Only the lines from the start of the data through the line containing "plt.rcParams['axes.unicode_minus'] = False" should be written out, exactly as they are, with both ends included and the pictures left out.

^^^^^^^^

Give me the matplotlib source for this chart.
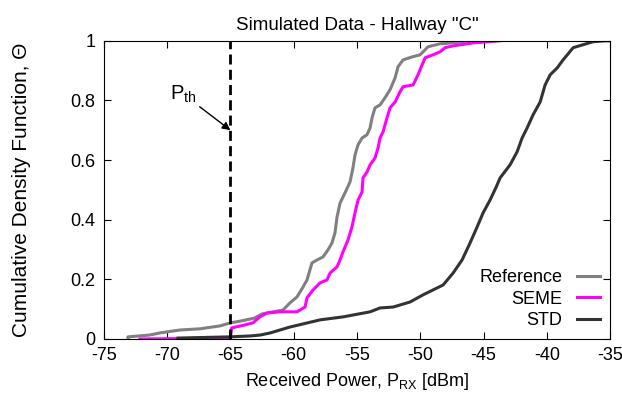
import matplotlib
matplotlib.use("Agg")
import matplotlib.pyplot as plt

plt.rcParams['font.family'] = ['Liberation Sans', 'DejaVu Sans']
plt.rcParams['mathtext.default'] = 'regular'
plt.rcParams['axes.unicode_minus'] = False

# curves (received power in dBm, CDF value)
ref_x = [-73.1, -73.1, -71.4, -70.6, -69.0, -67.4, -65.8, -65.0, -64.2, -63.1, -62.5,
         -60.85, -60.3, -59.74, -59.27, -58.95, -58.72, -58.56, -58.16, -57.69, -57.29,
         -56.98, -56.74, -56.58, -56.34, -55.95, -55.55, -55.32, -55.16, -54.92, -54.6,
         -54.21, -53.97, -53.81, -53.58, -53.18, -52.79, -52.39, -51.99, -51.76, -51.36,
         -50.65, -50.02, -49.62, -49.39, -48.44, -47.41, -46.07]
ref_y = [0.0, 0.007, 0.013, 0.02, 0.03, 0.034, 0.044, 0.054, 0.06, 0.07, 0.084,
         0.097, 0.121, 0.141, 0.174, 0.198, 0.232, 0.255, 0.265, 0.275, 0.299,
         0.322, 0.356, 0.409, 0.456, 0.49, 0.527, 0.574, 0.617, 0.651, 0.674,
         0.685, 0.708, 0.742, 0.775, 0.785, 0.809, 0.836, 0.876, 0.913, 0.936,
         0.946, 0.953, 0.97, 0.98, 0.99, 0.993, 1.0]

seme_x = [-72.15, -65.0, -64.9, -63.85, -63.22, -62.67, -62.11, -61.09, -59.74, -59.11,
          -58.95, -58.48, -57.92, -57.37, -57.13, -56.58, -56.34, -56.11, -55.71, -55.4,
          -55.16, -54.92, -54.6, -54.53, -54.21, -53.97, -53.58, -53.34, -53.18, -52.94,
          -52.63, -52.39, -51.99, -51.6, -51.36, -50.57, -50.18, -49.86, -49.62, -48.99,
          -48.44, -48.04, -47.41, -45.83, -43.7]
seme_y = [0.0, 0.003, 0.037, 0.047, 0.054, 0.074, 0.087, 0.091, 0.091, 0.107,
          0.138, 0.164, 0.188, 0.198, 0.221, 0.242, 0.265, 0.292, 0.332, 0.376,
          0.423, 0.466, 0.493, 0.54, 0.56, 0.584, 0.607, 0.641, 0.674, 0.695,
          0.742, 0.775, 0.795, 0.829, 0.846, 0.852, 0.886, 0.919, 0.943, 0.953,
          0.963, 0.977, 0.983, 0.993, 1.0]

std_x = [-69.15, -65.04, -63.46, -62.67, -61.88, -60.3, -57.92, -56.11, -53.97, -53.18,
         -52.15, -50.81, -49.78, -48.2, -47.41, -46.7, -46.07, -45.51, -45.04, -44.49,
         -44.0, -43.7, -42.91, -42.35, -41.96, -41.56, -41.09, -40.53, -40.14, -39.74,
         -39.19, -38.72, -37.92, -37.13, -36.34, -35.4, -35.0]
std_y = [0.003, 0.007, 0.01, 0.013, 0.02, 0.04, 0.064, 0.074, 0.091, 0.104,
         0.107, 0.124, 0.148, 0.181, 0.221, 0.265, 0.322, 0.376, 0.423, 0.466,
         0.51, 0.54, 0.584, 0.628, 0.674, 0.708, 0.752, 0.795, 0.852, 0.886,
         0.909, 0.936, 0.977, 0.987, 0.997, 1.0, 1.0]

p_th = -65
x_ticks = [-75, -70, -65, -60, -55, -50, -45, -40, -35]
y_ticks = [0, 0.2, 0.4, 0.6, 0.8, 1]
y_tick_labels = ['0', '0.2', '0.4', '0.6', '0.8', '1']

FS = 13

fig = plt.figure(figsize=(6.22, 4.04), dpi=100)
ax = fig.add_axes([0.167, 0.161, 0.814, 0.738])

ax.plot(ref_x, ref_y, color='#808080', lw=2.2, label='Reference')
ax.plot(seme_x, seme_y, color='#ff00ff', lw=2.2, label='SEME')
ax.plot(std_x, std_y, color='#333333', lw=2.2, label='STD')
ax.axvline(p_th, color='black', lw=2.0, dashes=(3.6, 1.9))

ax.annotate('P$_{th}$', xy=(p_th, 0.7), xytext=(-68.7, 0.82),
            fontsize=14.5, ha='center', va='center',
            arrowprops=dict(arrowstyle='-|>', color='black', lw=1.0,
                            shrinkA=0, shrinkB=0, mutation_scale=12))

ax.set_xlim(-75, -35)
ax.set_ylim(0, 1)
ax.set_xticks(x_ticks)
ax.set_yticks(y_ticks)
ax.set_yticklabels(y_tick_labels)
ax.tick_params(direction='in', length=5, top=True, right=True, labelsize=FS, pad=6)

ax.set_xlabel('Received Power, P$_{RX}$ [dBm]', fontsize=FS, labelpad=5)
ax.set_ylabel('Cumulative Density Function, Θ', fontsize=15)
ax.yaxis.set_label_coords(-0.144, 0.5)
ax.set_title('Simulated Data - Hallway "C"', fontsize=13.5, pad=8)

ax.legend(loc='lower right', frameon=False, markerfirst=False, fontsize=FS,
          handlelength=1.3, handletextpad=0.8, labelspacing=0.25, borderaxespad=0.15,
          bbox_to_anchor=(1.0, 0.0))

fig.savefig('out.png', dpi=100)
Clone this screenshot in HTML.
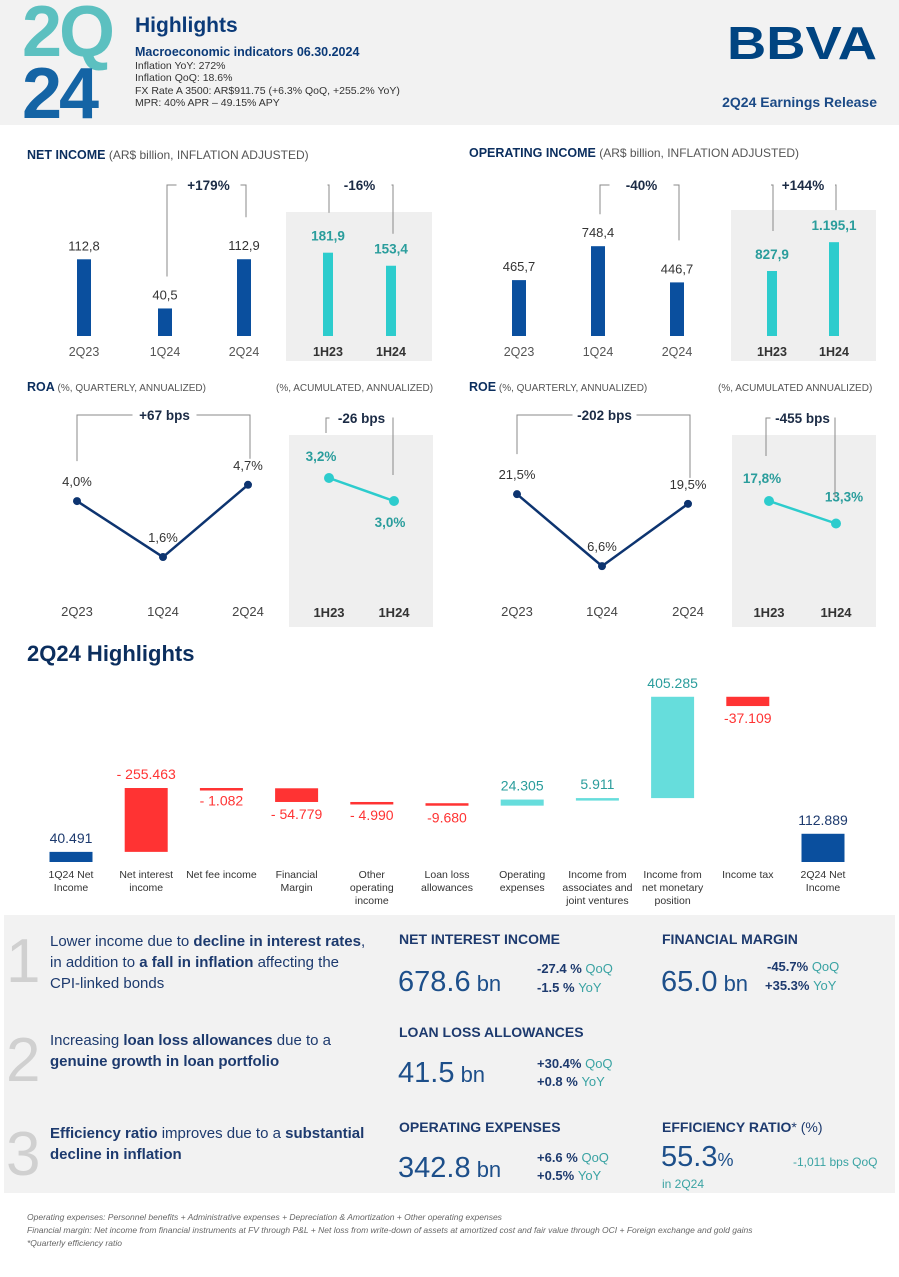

^^^^^^^^

### The response
Give me the matplotlib source for this chart.
import matplotlib
matplotlib.use("Agg")
import matplotlib.pyplot as plt

plt.rcParams['font.family'] = ['Liberation Sans', 'DejaVu Sans']
plt.rcParams['mathtext.default'] = 'regular'
plt.rcParams['axes.unicode_minus'] = False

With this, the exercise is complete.